For the first time ever, the Centers for Disease Control and Prevention (CDC) is specifically recommending seniors, 65 and older, get one of the souped-up flu vaccines because they provide better protection than a standard flu shot does. This is critical for older adults have weaker immune systems and have a greater risk of developing dangerous flu complications.

The souped-up vaccines are the Fluzone High-Dose Quadrivalent, which is a high-potency vaccine that contains four times the amount of antigen as a regular flu shot does, which creates a stronger immune response for better protection. And the Fluad Quadrivalent, which contains an added ingredient called adjuvant MF59 that also helps create a stronger immune response.

Both these vaccines can cause more of the mild side effects that can occur with a standard-dose flu shot, like pain or tenderness where you got the shot, muscle aches, headache or fatigue. And neither vaccine is recommended for seniors who are allergic to chicken eggs, or those who have had a severe reaction to a flu vaccine in the past.

If you are allergic to eggs you should ask for a FluBlok Quadrivalent shot, which doesn’t use chicken eggs in the manufacturing process. This vaccine is proven to be 30 percent more effective than a standard-dose influenza vaccine in preventing flu in people age 50 and older.

COVID Booster

If you haven’t already done so, you should also get a COVID-19 booster shot this fall. Both Moderna and Pfizer have developed new updated COVID booster vaccines that added an Omicron BA 4/5 component to the old formula, which provides better protection.

And according to the CDC, you can get both shots at the same time because the vaccines will not interfere with each other.
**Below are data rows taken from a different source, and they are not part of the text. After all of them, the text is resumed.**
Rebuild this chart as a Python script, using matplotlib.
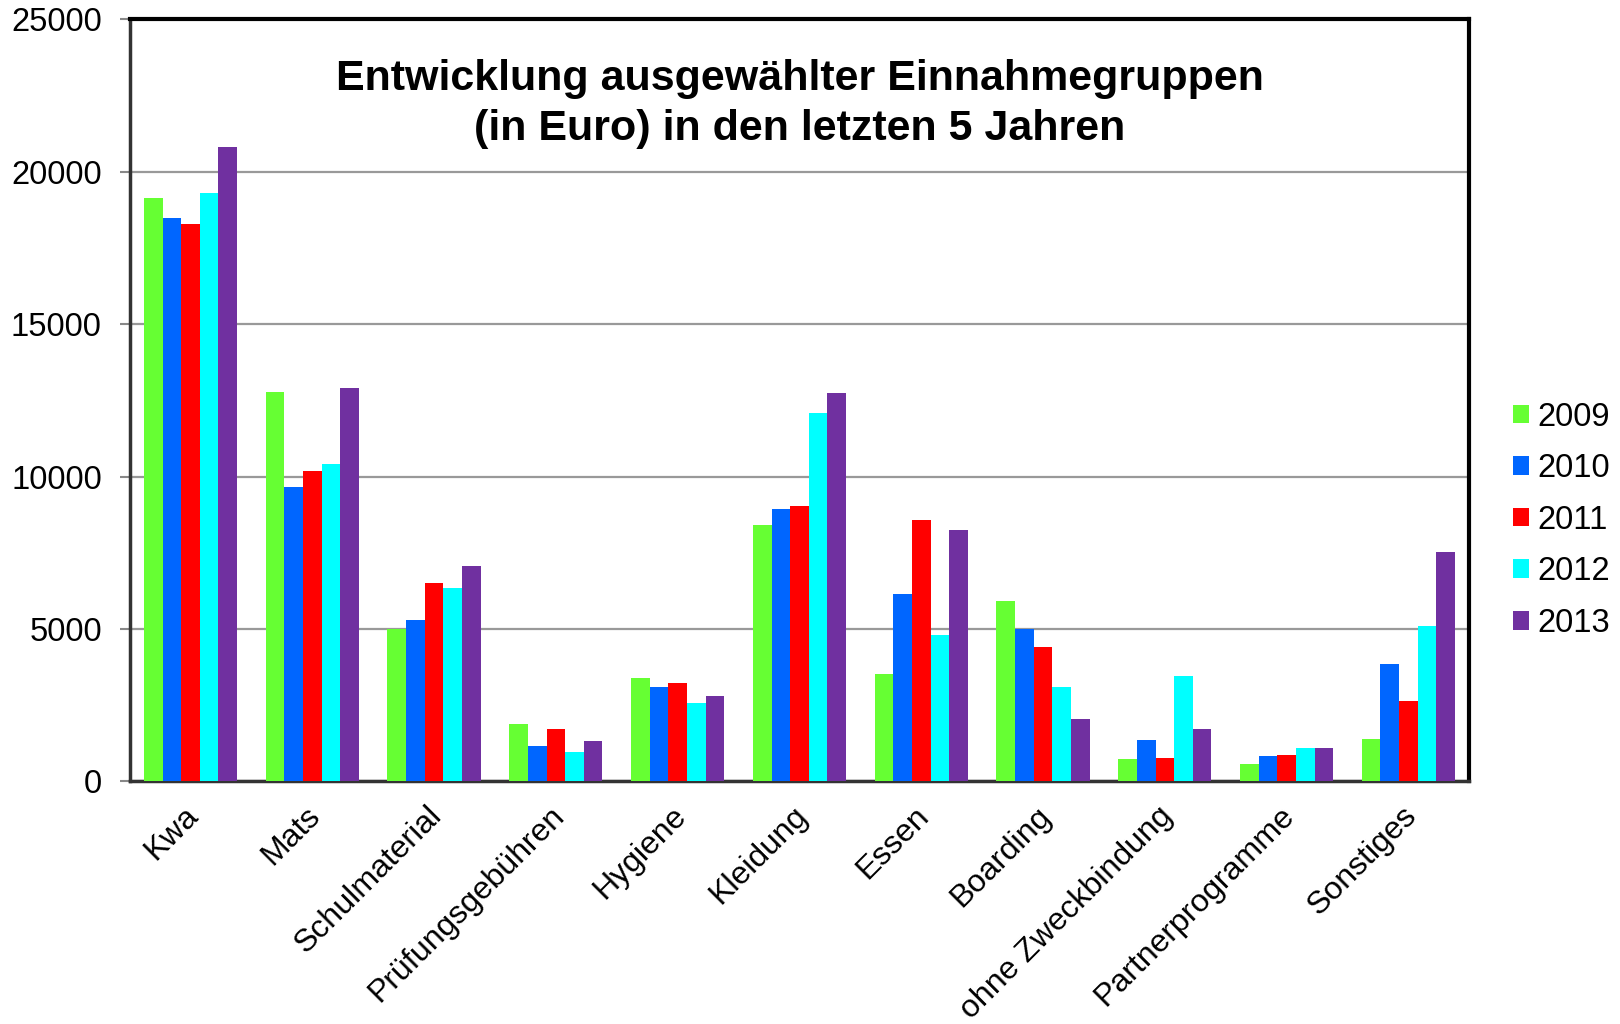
import matplotlib
matplotlib.use("Agg")
import matplotlib.pyplot as plt
import matplotlib.transforms as mtransforms
import numpy as np

categories = ["Kwa", "Mats", "Schulmaterial", "Prüfungsgebühren", "Hygiene", "Kleidung",
              "Essen", "Boarding", "ohne Zweckbindung", "Partnerprogramme", "Sonstiges"]
years = ["2009", "2010", "2011", "2012", "2013"]
v2009 = [19150, 12760, 4990, 1880, 3400, 8400, 3510, 5915, 720, 580, 1390]
v2010 = [18500, 9650, 5300, 1150, 3085, 8935, 6160, 4990, 1345, 845, 3850]
v2011 = [18280, 10190, 6505, 1730, 3215, 9020, 8585, 4405, 780, 875, 2625]
v2012 = [19290, 10410, 6355, 950, 2580, 12095, 4800, 3085, 3470, 1095, 5085]
v2013 = [20825, 12915, 7075, 1310, 2810, 12755, 8260, 2055, 1705, 1095, 7515]
series = [v2009, v2010, v2011, v2012, v2013]
colors = ["#66FF33", "#0066FF", "#FF0000", "#00FFFF", "#7030A0"]
yticks = [0, 5000, 10000, 15000, 20000, 25000]

plt.rcParams['font.family'] = ['Liberation Sans', 'DejaVu Sans']

fig = plt.figure(figsize=(16.2, 10.24), dpi=100)
ax = fig.add_axes([0.080, 0.237, 0.827, 0.744])

x = np.arange(len(categories))
w = 0.153
for i, (vals, c, yr) in enumerate(zip(series, colors, years)):
    ax.bar(x + (i - 2) * w, vals, width=w, color=c, label=yr, zorder=3)

ax.set_xlim(-0.5, len(categories) - 0.5)
ax.set_ylim(0, 25000)
ax.set_yticks(yticks)
ax.set_yticklabels([str(t) for t in yticks], fontsize=23.5)
ax.yaxis.grid(True, color="#999999", linewidth=1.6, zorder=0)
ax.set_axisbelow(True)
ax.tick_params(axis='y', length=7, width=1.5, color="#888888", pad=13)
ax.tick_params(axis='x', length=0, pad=14)
ax.set_xticks(x)
ax.set_xticklabels(categories, rotation=45, ha='right', va='top',
                   rotation_mode='anchor', fontsize=23)
offset = mtransforms.ScaledTranslation(-0.07, 0, fig.dpi_scale_trans)
for lbl in ax.get_xticklabels():
    lbl.set_transform(lbl.get_transform() + offset)

for s in ['top', 'right']:
    ax.spines[s].set_linewidth(3)
    ax.spines[s].set_color("black")
for s in ['left', 'bottom']:
    ax.spines[s].set_linewidth(2.5)
    ax.spines[s].set_color("#333333")

ax.text(0.5, 0.889, "Entwicklung ausgewählter Einnahmegruppen\n(in Euro) in den letzten 5 Jahren",
        transform=ax.transAxes, ha='center', va='center', fontsize=31, fontweight='bold',
        linespacing=1.3)

leg = fig.legend(loc='center left', bbox_to_anchor=(0.926, 0.492), frameon=False,
                 fontsize=23.5, handlelength=0.5, handleheight=0.5, handletextpad=0.25,
                 labelspacing=0.63, borderaxespad=0)

fig.savefig("out.png", dpi=100, facecolor="white")
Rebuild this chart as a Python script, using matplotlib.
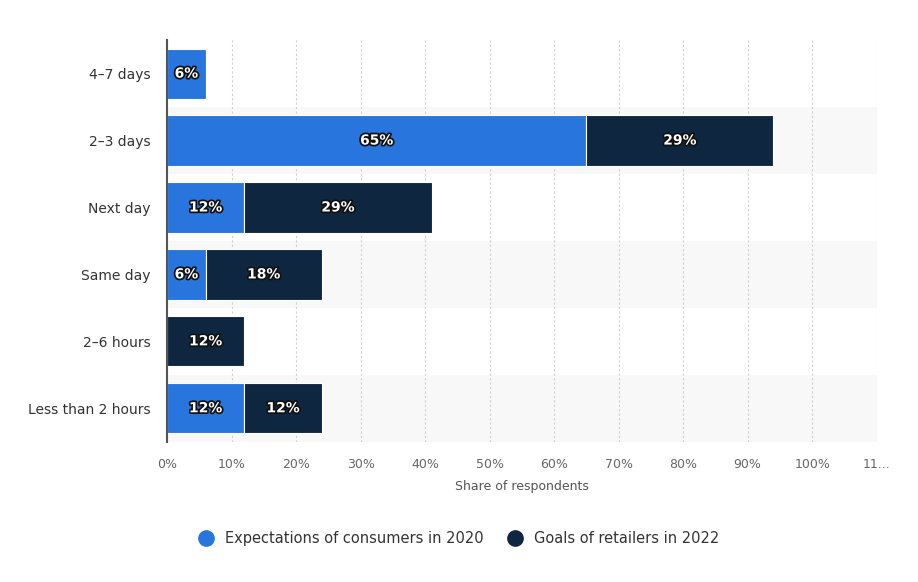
import matplotlib.pyplot as plt
import matplotlib.patheffects as pe
from matplotlib.lines import Line2D
import numpy as np

categories = ['4-7 days', '2-3 days', 'Next day', 'Same day', '2-6 hours', 'Less than 2 hours']
consumers_2020 = [6, 65, 12, 6, 0, 12]
retailers_2022 = [0, 29, 29, 18, 12, 12]
xticks = [0, 10, 20, 30, 40, 50, 60, 70, 80, 90, 100, 110]
xtick_labels = ['0%', '10%', '20%', '30%', '40%', '50%', '60%', '70%', '80%', '90%', '100%', '11...']

blue = '#2876dd'
navy = '#0f2640'

fig = plt.figure(figsize=(9.18, 5.82), dpi=100)
ax = fig.add_axes([0.182, 0.241, 0.773, 0.690])

y = np.arange(len(categories))
for i in y:
    if i % 2 == 1:
        ax.axhspan(i - 0.5, i + 0.5, color='#f8f8f8', zorder=0, lw=0)

h = 0.75
b1 = ax.barh(y, consumers_2020, height=h, color=blue, edgecolor='white', linewidth=0.8, zorder=3)
b2 = ax.barh(y, retailers_2022, left=consumers_2020, height=h, color=navy, edgecolor='white', linewidth=0.8, zorder=3)

# white labels with a dark outline, centred in each segment
stroke = [pe.withStroke(linewidth=2.5, foreground='#111111')]
for vals, lefts in [(consumers_2020, [0] * 6), (retailers_2022, consumers_2020)]:
    for i, v in enumerate(vals):
        if v > 0:
            ax.text(lefts[i] + v / 2, i, f'{v}%', ha='center', va='center', color='white',
                    fontsize=10, fontweight='bold', path_effects=stroke, zorder=4)

ax.set_xlim(0, 110)
ax.set_ylim(len(categories) - 0.5, -0.5)
ax.set_yticks(y)
ax.set_yticklabels([c.replace('-', '–') for c in categories], fontsize=10, color='#333333')
ax.set_xticks(xticks)
ax.set_xticklabels(xtick_labels, fontsize=9, color='#666666')
ax.tick_params(axis='both', length=0)
ax.tick_params(axis='x', pad=12)
ax.tick_params(axis='y', pad=12)
ax.grid(axis='x', color='#d0d0d0', linestyle=(0, (2, 2)), linewidth=0.8, zorder=1)
ax.set_axisbelow(True)
for s in ['top', 'right', 'bottom']:
    ax.spines[s].set_visible(False)
ax.spines['left'].set_color('#555555')
ax.spines['left'].set_linewidth(1.5)
ax.spines['left'].set_zorder(5)
ax.set_xlabel('Share of respondents', fontsize=9, color='#555555', labelpad=6)

handles = [Line2D([], [], marker='o', ls='', markersize=11, color=blue),
           Line2D([], [], marker='o', ls='', markersize=11, color=navy)]
fig.legend(handles, ['Expectations of consumers in 2020', 'Goals of retailers in 2022'],
           loc='center', bbox_to_anchor=(0.496, 0.075), ncol=2, frameon=False,
           fontsize=10.5, handletextpad=0.3, columnspacing=1.2, labelcolor='#333333')

fig.savefig('out.png', dpi=100, facecolor='white')
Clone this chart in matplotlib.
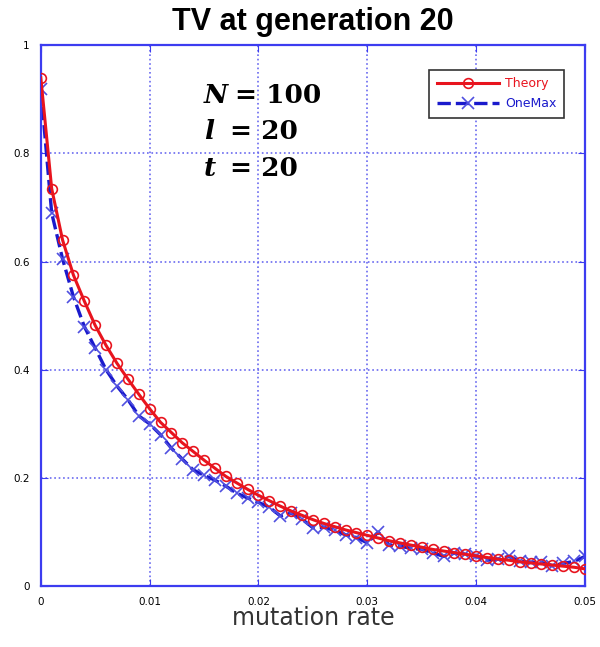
import numpy as np
import matplotlib
matplotlib.use("Agg")
import matplotlib.pyplot as plt

# mutation rate grid (0 .. 0.05, step 0.001)
rates = [i / 1000 for i in range(51)]

theory = [0.94, 0.735, 0.64, 0.575, 0.527, 0.482, 0.445, 0.412, 0.383, 0.355,
          0.328, 0.303, 0.284, 0.265, 0.249, 0.233, 0.218, 0.203, 0.191, 0.179,
          0.168, 0.158, 0.148, 0.139, 0.131, 0.123, 0.116, 0.110, 0.104, 0.099,
          0.094, 0.089, 0.084, 0.080, 0.076, 0.072, 0.068, 0.065, 0.062, 0.059,
          0.056, 0.053, 0.050, 0.048, 0.045, 0.043, 0.041, 0.039, 0.037, 0.035,
          0.032]

onemax = [0.92, 0.69, 0.605, 0.535, 0.48, 0.44, 0.40, 0.37, 0.345, 0.315,
          0.30, 0.28, 0.255, 0.235, 0.215, 0.205, 0.196, 0.185, 0.172, 0.163,
          0.155, 0.146, 0.130, 0.135, 0.124, 0.108, 0.109, 0.103, 0.095, 0.090,
          0.080, 0.100, 0.076, 0.074, 0.070, 0.068, 0.062, 0.055, 0.061, 0.060,
          0.055, 0.048, 0.050, 0.055, 0.046, 0.044, 0.044, 0.038, 0.042, 0.046,
          0.055]

xticks = [0, 0.01, 0.02, 0.03, 0.04, 0.05]
xticklabels = ["0", "0.01", "0.02", "0.03", "0.04", "0.05"]
yticks = [0, 0.2, 0.4, 0.6, 0.8, 1]
yticklabels = ["0", "0.2", "0.4", "0.6", "0.8", "1"]

params = [("N", "100"), ("l", "20"), ("t", "20")]

frameColor = "#3c3cf0"

fig = plt.figure(figsize=(6.0, 6.47), dpi=100)
ax = fig.add_axes([0.068, 0.094, 0.907, 0.836])

#the two curves
ax.plot(rates, theory, color="#e8141e", lw=2.2, marker="o", ms=7,
        mfc="none", mew=1.2, label="Theory", zorder=3)
ax.plot(rates, onemax, color="#1a1acc", lw=2.4, ls=(0, (4, 1.5)), marker="x",
        ms=8, mew=1.2, mec="#5050e0", label="OneMax", zorder=2)

ax.set_xlim(0, 0.05)
ax.set_ylim(0, 1)
ax.set_xticks(xticks)
ax.set_xticklabels(xticklabels)
ax.set_yticks(yticks)
ax.set_yticklabels(yticklabels)
ax.tick_params(direction="in", length=5, color=frameColor, labelsize=7.5,
               pad=8, top=True, right=True)

ax.grid(True, color="#6a6af0", ls=":", lw=1.2)
for s in ax.spines.values():
    s.set_color(frameColor)
    s.set_linewidth(1.6)

ax.set_title("TV at generation 20", fontsize=22, fontweight="bold", pad=11,
             family="Liberation Sans")
ax.set_xlabel("mutation rate", fontsize=17, color="#333333", labelpad=-1)

leg = ax.legend(loc="upper right", bbox_to_anchor=(0.962, 0.955), fontsize=9,
                fancybox=False, edgecolor="#333333", framealpha=1,
                handlelength=5.0, borderpad=0.6, labelspacing=0.55,
                handletextpad=0.5, borderaxespad=0)
leg.get_frame().set_linewidth(1.2)
for txt, line in zip(leg.get_texts(), leg.get_lines()):
    txt.set_color(line.get_color())

#parameter annotations
ys = [0.907, 0.841, 0.773]
eqx = [0.357, 0.347, 0.347]
for (name, val), y, ex in zip(params, ys, eqx):
    ax.text(0.30, y, name, transform=ax.transAxes, fontsize=19,
            family="DejaVu Serif", fontweight="bold", fontstyle="italic",
            va="center")
    ax.text(ex, y, "= " + val, transform=ax.transAxes, fontsize=19,
            family="DejaVu Serif", fontweight="bold", va="center")

fig.savefig("out.png", dpi=100)
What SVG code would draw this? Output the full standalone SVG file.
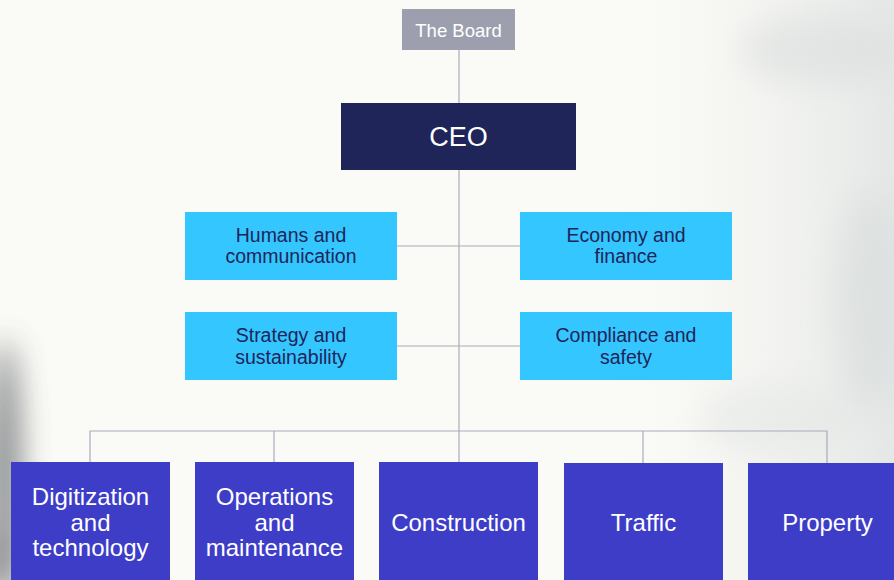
<svg xmlns="http://www.w3.org/2000/svg" width="894" height="580" viewBox="0 0 894 580">
  <defs>
    <filter id="soft" filterUnits="userSpaceOnUse" x="-200" y="-200" width="1300" height="1000">
      <feGaussianBlur stdDeviation="16"/>
    </filter>
    <linearGradient id="bgRight" x1="0" y1="0" x2="1" y2="0">
      <stop offset="0" stop-color="#fafaf6" stop-opacity="0"/>
      <stop offset="1" stop-color="#e4e7e6" stop-opacity="1"/>
    </linearGradient>
    <style>
      .link { stroke: #a9abbc; stroke-width: 1.2; fill: none; }
      .board { fill: #9e9fae; }
      .ceo { fill: #1f2559; }
      .staff { fill: #33c6ff; }
      .dept { fill: #3d3dc8; }
      .t { font-family: "Liberation Sans", Arial, sans-serif; text-anchor: middle; }
      .tw { fill: #ffffff; }
      .td { fill: #1f2559; font-size: 19.5px; }
      .tb { fill: #ffffff; font-size: 24px; }
    </style>
  </defs>

  <!-- soft photographic backdrop -->
  <rect x="0" y="0" width="894" height="580" fill="#fafaf6"/>
  <rect x="600" y="0" width="294" height="580" fill="url(#bgRight)"/>
  <g filter="url(#soft)" opacity="0.55">
    <ellipse cx="820" cy="50" rx="80" ry="35" fill="#d9dcdc"/>
    <ellipse cx="870" cy="300" rx="35" ry="110" fill="#d6dada"/>
    <ellipse cx="780" cy="420" rx="80" ry="35" fill="#e3e6e4"/>
    <ellipse cx="860" cy="545" rx="50" ry="35" fill="#b9cdd3"/>
  </g>
  <g filter="url(#soft)" opacity="0.85">
    <ellipse cx="4" cy="470" rx="14" ry="130" fill="#5a5e64"/>
    <ellipse cx="0" cy="560" rx="12" ry="40" fill="#3c4046"/>
  </g>

  <!-- connectors -->
  <g id="connectors">
    <line class="link" x1="459" y1="50" x2="459" y2="103"/>
    <line class="link" x1="459" y1="170" x2="459" y2="462"/>
    <line class="link" x1="397" y1="246" x2="520" y2="246"/>
    <line class="link" x1="397" y1="346" x2="520" y2="346"/>
    <polyline class="link" points="90,462 90,431 827,431 827,463"/>
    <line class="link" x1="274" y1="431" x2="274" y2="462"/>
    <line class="link" x1="643" y1="431" x2="643" y2="463"/>
  </g>

  <g id="board">
    <rect class="board" x="402" y="9" width="113" height="41"/>
    <text class="t tw" x="458.5" y="36.5" font-size="18.5">The Board</text>
  </g>

  <g id="ceo">
    <rect class="ceo" x="341" y="103" width="235" height="67"/>
    <text class="t tw" x="458.5" y="145.5" font-size="27">CEO</text>
  </g>

  <g id="humans-communication">
    <rect class="staff" x="185" y="212" width="212" height="68"/>
    <text class="t td" x="291" y="242">Humans and</text>
    <text class="t td" x="291" y="263">communication</text>
  </g>

  <g id="economy-finance">
    <rect class="staff" x="520" y="212" width="212" height="68"/>
    <text class="t td" x="626" y="242">Economy and</text>
    <text class="t td" x="626" y="263">finance</text>
  </g>

  <g id="strategy-sustainability">
    <rect class="staff" x="185" y="312" width="212" height="68"/>
    <text class="t td" x="291" y="342">Strategy and</text>
    <text class="t td" x="291" y="364">sustainability</text>
  </g>

  <g id="compliance-safety">
    <rect class="staff" x="520" y="312" width="212" height="68"/>
    <text class="t td" x="626" y="342">Compliance and</text>
    <text class="t td" x="626" y="364">safety</text>
  </g>

  <g id="digitization-technology">
    <rect class="dept" x="11" y="462" width="159" height="118"/>
    <text class="t tb" x="90.5" y="505">Digitization</text>
    <text class="t tb" x="90.5" y="531">and</text>
    <text class="t tb" x="90.5" y="556">technology</text>
  </g>

  <g id="operations-maintenance">
    <rect class="dept" x="195" y="462" width="159" height="118"/>
    <text class="t tb" x="274.5" y="505">Operations</text>
    <text class="t tb" x="274.5" y="531">and</text>
    <text class="t tb" x="274.5" y="556">maintenance</text>
  </g>

  <g id="construction">
    <rect class="dept" x="379" y="462" width="159" height="118"/>
    <text class="t tb" x="458.5" y="531">Construction</text>
  </g>

  <g id="traffic">
    <rect class="dept" x="564" y="463" width="159" height="117"/>
    <text class="t tb" x="643.5" y="531">Traffic</text>
  </g>

  <g id="property">
    <rect class="dept" x="748" y="463" width="146" height="117"/>
    <text class="t tb" x="827.5" y="531">Property</text>
  </g>
</svg>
It is, however, suggested that you get each vaccine in a different arm, to reduce any soreness or swelling that might occur.

Pneumonia Vaccines

Another important vaccination the CDC recommends to seniors, especially this time of year, are the pneumococcal vaccines for pneumonia.

The CDC recently updated their recommendations for the pneumococcal vaccine and now recommend that everyone 65 and older who has not previously received any pneumococcal vaccine should get either PCV20 (Prevnar 20) or PCV15 (Vaxneuvance). If PCV15 is used, this should be followed by a dose of PPSV23 (Pneumovax23) at least one year later. Or, if you’ve previously received a PPSV23 shot, you should get one dose of PCV15 or PCV20 at least one year later.